Pãozinho sem sal

pão

Procurando uma vez mais diferençar-se de Marrocos – desde a pré-época das «matrículas europeias» dos automóveis que nos deu para isto –, Portugal é a partir de hoje «o primeiro país do mundo ocidental a ter uma lei que impõe limites ao teor de sal no pão». De acordo com um diploma aprovado na Assembleia da República com os votos favoráveis de todas as bancadas (à excepção de votos contra do CDS-PP, um do PSD e uma abstenção), produzir e vender pão com mais de 14 gramas de sal por quilo passa a ser punido com coimas até cinco mil euros, se o prevaricador for uma empresa, ou 3.500, se for «pessoa singular». De fora ficam apenas os pães com «nomes protegidos», como a broa de Avintes ou o pão de Favaios. A lei é de tal forma precursora que, como disse ao Público o Prof. Jorge Polónia, da Faculdade de Medicina do Porto, só agora «os norte-americanos estão a debater a possibilidade de introduzir limites do teor de sal por via legislativa». «Estamos a servir de exemplo», orgulha-se também Luís Martins, cardiologista e ex-presidente da Sociedade Portuguesa de Hipertensão.

Nada tenho contra o trabalho mais do que louvável que trata de prevenir as doenças cardiovasculares e o cancro do estômago num país onde se abusa tantas vezes do sal. Mas um país com uma identidade gastronómica, perdoe-se o jargão, que passa justamente pelo uso de um certo tipo de temperos em quantidades bem medidas. Pão com sal não é o mesmo que pãozinho sem sal, como lembra a cultura popular. Tal como o pão da nossa infância não é já esse produto insosso e plástico, moldado na espessura e contido nos sais, que se vende por aí. Como muamba de galinha não é muamba de galinha sem uma boa dose de jindungo, abóbora, cebola e alho.
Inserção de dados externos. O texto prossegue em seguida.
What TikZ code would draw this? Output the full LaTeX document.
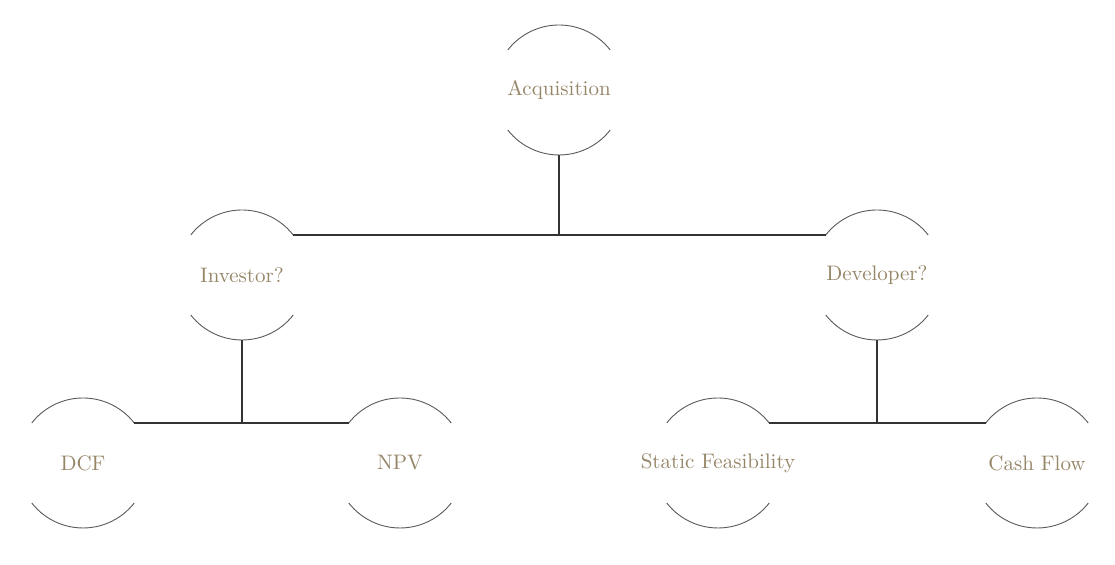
\documentclass[tikz,border=0pt]{standalone}
\definecolor{stagetan}{RGB}{150,134,104}
\definecolor{rimgray}{RGB}{90,90,90}
\begin{document}
\begin{tikzpicture}[x=0.5pt,y=0.5pt,
    stage/.style={circle,minimum size=65pt,inner sep=0pt,outer sep=0pt},
    stagetext/.style={text=stagetan,font=\fontsize{10.5}{12}\selectfont},
    rim/.style={draw=rimgray,line width=0.45pt},
    link/.style={draw=black!80,line width=0.7pt}]
  \useasboundingbox (0,0) rectangle (1115,565);
  \draw
    (559,475) node[stage,label={[stagetext]center:Acquisition}] (acq){}
    (242,290) node[stage,label={[stagetext]center:Investor?}] (inv){}
    (877,290) node[stage,label={[stagetext]center:Developer?}] (dev){}
    (83,102) node[stage,label={[stagetext]center:DCF}] (dcf){}
    (400,102) node[stage,label={[stagetext]center:NPV}] (npv){}
    (718,102) node[stage,label={[stagetext]center:Static Feasibility}] (sf){}
    (1037,102) node[stage,label={[stagetext]center:Cash Flow}] (cf){};
  % open circles
  \foreach \n in {acq,inv,dev,dcf,npv,sf,cf} {
    \draw[rim] (\n.38) arc[start angle=38,end angle=142,radius=32.5pt];
    \draw[rim] (\n.218) arc[start angle=218,end angle=322,radius=32.5pt];
  }
  \begin{scope}[link]
    \draw (acq.south) -- (acq.south |- inv.38);
    \draw (inv.38) -- (dev.142);
    \draw (inv.south) -- (inv.south |- dcf.38);
    \draw (dcf.38) -- (npv.142);
    \draw (dev.south) -- (dev.south |- sf.38);
    \draw (sf.38) -- (cf.142);
  \end{scope}
\end{tikzpicture}
\end{document}
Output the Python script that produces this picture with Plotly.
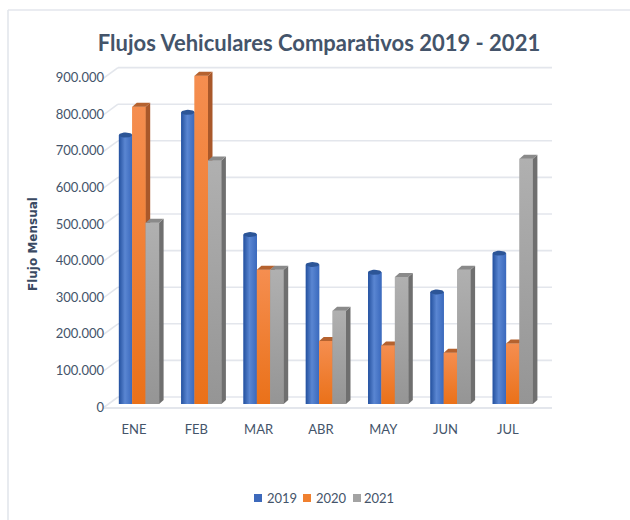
import math
import plotly.graph_objects as go

MONTHS = ["ENE", "FEB", "MAR", "ABR", "MAY", "JUN", "JUL"]
SERIES = ["2019", "2020", "2021"]
V2019 = [735000, 797000, 463000, 381000, 360000, 306000, 412000]
V2020 = [812000, 897000, 367000, 172000, 160000, 140000, 165000]
V2021 = [495000, 665000, 367000, 255000, 347000, 367000, 670000]
YTICKS = [0, 100000, 200000, 300000, 400000, 500000, 600000, 700000, 800000, 900000]
VALUES = [V2019, V2020, V2021]

W, H = 630, 520
PX_X = 62.3
PX_Y = 36.6 / 100000
L, R, B0, BOT, TOP = 103, 552, 404, 412, 60
LABEL_DROP = 6  # the axis labels sit on the floor plane, just below the bar fronts
xr = [(L - 139) / PX_X, (R - 139) / PX_X]
yr = [(B0 - BOT) / PX_Y, (B0 - TOP) / PX_Y]
yr_base = [(B0 + LABEL_DROP - BOT) / PX_Y, (B0 + LABEL_DROP - TOP) / PX_Y]
BW = 13.4 / PX_X
DX, DY = 4.5 / PX_X, 4 / PX_Y
WX, WY = 15 / PX_X, 11 / PX_Y  # wall depth
WY0 = (B0 + LABEL_DROP - 397) / PX_Y

INK = "#44546a"
GRID = "#e3e6ec"
BASE = ["#3d69bb", "#f0802f", "#a3a3a3"]
SIDE = ["#2c4f8f", "#a9582a", "#6f6f6f"]
CAP = ["#2c5597", "#b5622f", "#8a8a8a"]
GRAD = [
    ("horizontal", [[0, "#24519f"], [0.45, "#5a86d2"], [1, "#3a69bd"]]),
    ("vertical", [[0, "#ea7119"], [1, "#f58e50"]]),
    ("vertical", [[0, "#959595"], [1, "#b0b0b0"]]),
]
LEGEND_SQ = [254, 303, 353]
LEGEND_TXT = [266, 315, 363]

fig = go.Figure()

# back wall and floor, on the base axes
gx, gy, dx_, dy_ = [], [], [], []
for t in YTICKS:
    gx += [xr[0] + WX, xr[1], None]
    gy += [t + WY0, t + WY0, None]
    dx_ += [xr[0], xr[0] + WX, None]
    dy_ += [t + WY0 - WY, t + WY0, None]
fig.add_trace(go.Scatter(x=gx, y=gy, mode="lines", line=dict(color=GRID, width=1.6),
                         showlegend=False, hoverinfo="skip"))
fig.add_trace(go.Scatter(x=dx_, y=dy_, mode="lines", line=dict(color=GRID, width=1.6),
                         showlegend=False, hoverinfo="skip"))
fig.add_trace(go.Scatter(x=[xr[0], xr[1]], y=[WY0 - WY, WY0 - WY], mode="lines",
                         line=dict(color=GRID, width=2), showlegend=False, hoverinfo="skip"))

for k, (name, vals) in enumerate(zip(SERIES, VALUES)):
    sx, sy = f"x{k + 2}", f"y{k + 2}"
    xs = [i + (k - 1) * BW for i in range(len(MONTHS))]
    fig.add_trace(go.Bar(x=xs, y=vals, width=BW, name=name, xaxis=sx, yaxis=sy, showlegend=False,
                         marker=dict(color=BASE[k], line=dict(width=0))))
    for x, v in zip(xs, vals):
        a, b = x - BW / 2, x + BW / 2
        kind, scale = GRAD[k]
        fig.add_trace(go.Scatter(x=[a, b, b, a, a], y=[0, 0, v, v, 0], mode="lines",
                                 line=dict(width=0), fill="toself",
                                 fillgradient=dict(type=kind, colorscale=scale),
                                 xaxis=sx, yaxis=sy, showlegend=False, hoverinfo="skip"))
        if k == 0:
            # the 2019 columns are cylinders: an elliptical top and no side face
            steps = range(25)
            ex = [x + BW / 2 * math.cos(2 * math.pi * s / 24) for s in steps]
            ey = [v + 2.5 / PX_Y * math.sin(2 * math.pi * s / 24) for s in steps]
            fig.add_trace(go.Scatter(x=ex, y=ey, mode="lines", line=dict(width=0), fill="toself",
                                     fillcolor=CAP[k], xaxis=sx, yaxis=sy,
                                     showlegend=False, hoverinfo="skip"))
            continue
        fig.add_trace(go.Scatter(x=[b, b + DX, b + DX, b, b], y=[0, DY, v + DY, v, 0], mode="lines",
                                 line=dict(width=0), fill="toself", fillcolor=SIDE[k],
                                 xaxis=sx, yaxis=sy, showlegend=False, hoverinfo="skip"))
        fig.add_trace(go.Scatter(x=[a, a + DX, b + DX, b, a], y=[v, v + DY, v + DY, v, v], mode="lines",
                                 line=dict(width=0), fill="toself", fillcolor=CAP[k],
                                 xaxis=sx, yaxis=sy, showlegend=False, hoverinfo="skip"))

dom_x = [L / W, R / W]
dom_y = [1 - BOT / H, 1 - TOP / H]
axis_common = dict(domain=dom_x, range=xr, showgrid=False, zeroline=False, showline=False, automargin=False)
yaxis_common = dict(domain=dom_y, showgrid=False, zeroline=False, showline=False, automargin=False)

annotations = [
    dict(text="<b>Flujo Mensual</b>", xref="paper", yref="paper", x=33 / W, y=1 - 244 / H,
         xanchor="center", yanchor="middle", textangle=-90, showarrow=False,
         font=dict(family="DejaVu Sans", size=12, color="#3a4a63")),
]
shapes = [
    dict(type="line", xref="paper", yref="paper", x0=8 / W, x1=1, y0=1 - 10 / H, y1=1 - 10 / H,
         line=dict(color=GRID, width=1.6)),
    dict(type="line", xref="paper", yref="paper", x0=8 / W, x1=8 / W, y0=0, y1=1 - 10 / H,
         line=dict(color=GRID, width=1.6)),
]
for k, name in enumerate(SERIES):
    shapes.append(dict(type="rect", xref="paper", yref="paper", x0=LEGEND_SQ[k] / W, x1=(LEGEND_SQ[k] + 8) / W,
                       y0=1 - 502 / H, y1=1 - 494 / H, fillcolor=BASE[k], line=dict(width=0)))
    annotations.append(dict(text=name, xref="paper", yref="paper", x=LEGEND_TXT[k] / W, y=1 - 498 / H,
                            xanchor="left", yanchor="middle", showarrow=False, xshift=-1,
                            font=dict(size=13, color=INK)))

layout = dict(
    width=W, height=H, autosize=False,
    margin=dict(l=0, r=0, t=0, b=0, autoexpand=False),
    paper_bgcolor="white", plot_bgcolor="rgba(0,0,0,0)",
    separators=",.",
    font=dict(family="Lato", color=INK, size=13),
    barmode="overlay",
    showlegend=False,
    title=dict(text="<b>Flujos Vehiculares Comparativos 2019 - 2021</b>", x=319 / W, xanchor="center",
               y=1 - 43 / H, yanchor="middle", font=dict(family="Lato", size=22, color=INK)),
    xaxis=dict(**axis_common, tickmode="array", tickvals=list(range(len(MONTHS))), ticktext=MONTHS,
               ticks="", ticklabelshift=-5, ticklabelstandoff=8, tickfont=dict(size=13, color=INK)),
    yaxis=dict(**yaxis_common, range=yr_base, tickmode="array", tickvals=YTICKS, tickformat=",d", ticks="",
               ticklabelshift=-3, ticklabelstandoff=-2, tickfont=dict(size=13, color=INK)),
    annotations=annotations,
    shapes=shapes,
)
for k in (2, 3, 4):
    layout[f"xaxis{k}"] = dict(**axis_common, overlaying="x", showticklabels=False)
    layout[f"yaxis{k}"] = dict(**yaxis_common, range=yr, overlaying="y", showticklabels=False)
fig.update_layout(**layout)
fig.write_html("out.html",
               post_script="document.body.style.margin='0';document.body.style.overflow='hidden';"
                           "var s=document.createElement('style');s.textContent='.modebar-container{display:none!important}';"
                           "document.head.appendChild(s);")
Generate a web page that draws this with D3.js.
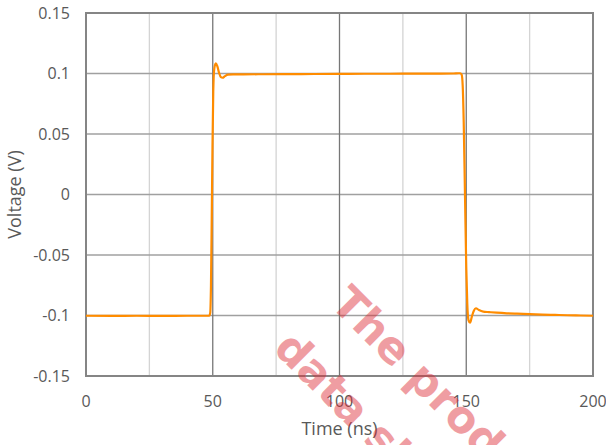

Se, no estado indiano do Rajastão, fosse proibido o abuso culinário da noz-moscada e do açafrão, substituídos por um qualquer «aroma», o crime social não seria maior.

Uma vez mais, os fundamentalistas dos corpos normalizados, da saúde a todo o custo, atacam com a proibição, um expediente fácil para substituir as campanhas sistemáticas e imaginativas de prevenção. Uma medida antidemocrática que impede o cidadão de optar, de livre vontade, entre o tipo de alimentação e de condimento que quer ou não comer (ingerir, dirão «eles»), que deve ou não meter da mão para a boca. Assumindo, ao mesmo tempo, a responsabilidade da escolha. Eu, por exemplo, convivo hoje com um problema gástrico derivado da leitura compulsiva, associada a um uso incontido, dessa obra-prima da nossa literatura que é a Cozinha Tradicional Portuguesa. E não é por isso que deixo de assumir as minhas responsabilidades nos excessos, ilibando de qualquer culpa a Dona Maria de Lurdes Modesto. De livre vontade gozei o que gozei, para o mal e para o bem, com o grande «prazer da mesa» lusitana que esta gente moralista, reguladora e intrusa pretende que esqueçamos.